Le nom de la petite ville est désormais connu aux quatre coins du monde. La preuve, parmi les actionnaires du club, on retrouve plus de 69 nationalités différentes, et le club compte déjà un groupe de supporters aux États-Unis, en Chine ou à Chypre par exemple. Les supporters du club maintiennent également des liens assez serrés avec l’Écosse. Le principal groupe de supporters eibarrenses, "Scotland The Brave", est né suite à un voyage des fans dans le nord du Royaume-Uni, et le groupe avait même demandé à rencontrer la Première ministre écossaise Nicola Sturgeon pour renforcer les liens entre le club et l’Écosse. Le Celtic s’est d’ailleurs déplacé pour le match des 75 ans du club basque cet été, et la formation de Glasgow avait reçu un superbe accueil de la part des habitants de la ville. Le but du club est maintenant de se développer à l’international, exploitant notamment le marché asiatique, sur lequel la Liga travaille intensément depuis plusieurs années pour combler son retard avec la Premier League.

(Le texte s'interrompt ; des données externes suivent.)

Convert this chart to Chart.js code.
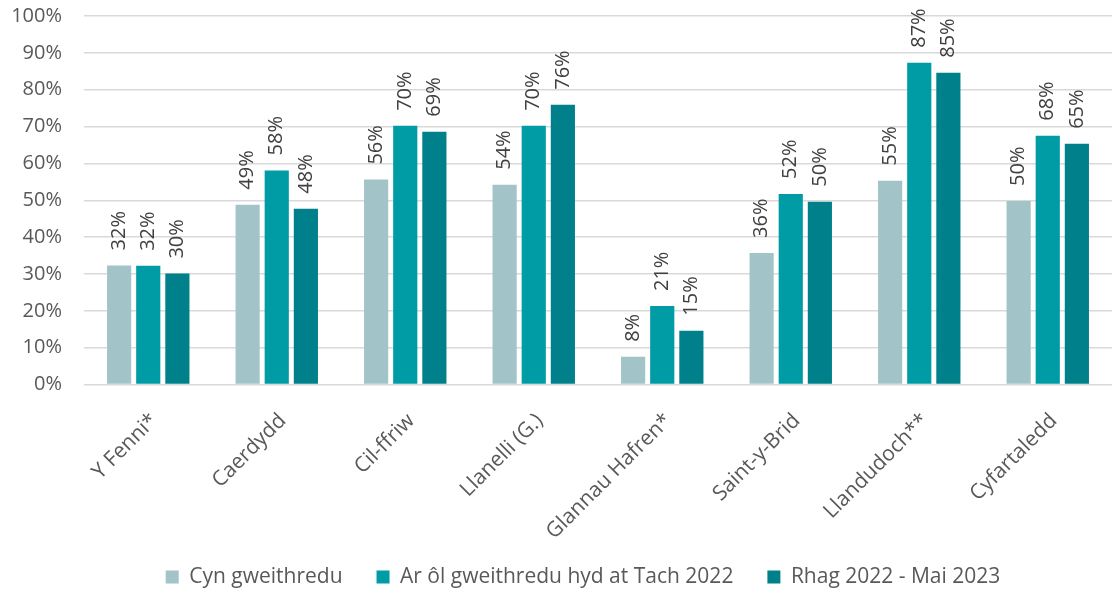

La principale difficulté pour les dirigeants sera maintenant de pouvoir retenir les meilleurs joueurs de l'équipe, qui ne vont pas manquer de prétendants dans les mois à venir. Keko est déjà convoité par le FC Séville, pendant qu'Ander Capa est dans l'agenda de l'Athletic depuis deux ans déjà. Mais l'avenir du club devrait s'écrire sous le signe de la stabilité. Les nouveaux droits TV de la ligue espagnole vont permettre au club, qui ne touche que 13,8 millions aujourd'hui, de tripler ses revenus, et ainsi clairement renflouer les caisses et permettre aux dirigeants d'être actifs sur le marché européen. Des nouveaux fonds qui devraient aussi permettre à Eibar de renforcer sa formation. Aujourd'hui, les meilleurs jeunes du club armero rejoignent la Real Sociedad, et dans des cas plus rares, l'Athletic. Ces deux clubs exercent d'ailleurs une mainmise totale sur tous les clubs formateurs de la région. Eibar pourrait ainsi devenir la 3e puissance basque et sortir de nouveaux jeunes pour l'équipe première, ce qui faciliterait aussi son développement économique. Les Rouge et Bleu s'installent peu à peu parmi les valeurs sûres du championnat espagnol, et, quelle que soit leur position à la fin de la saison, sont clairement un des clubs les plus passionnants à suivre en Liga.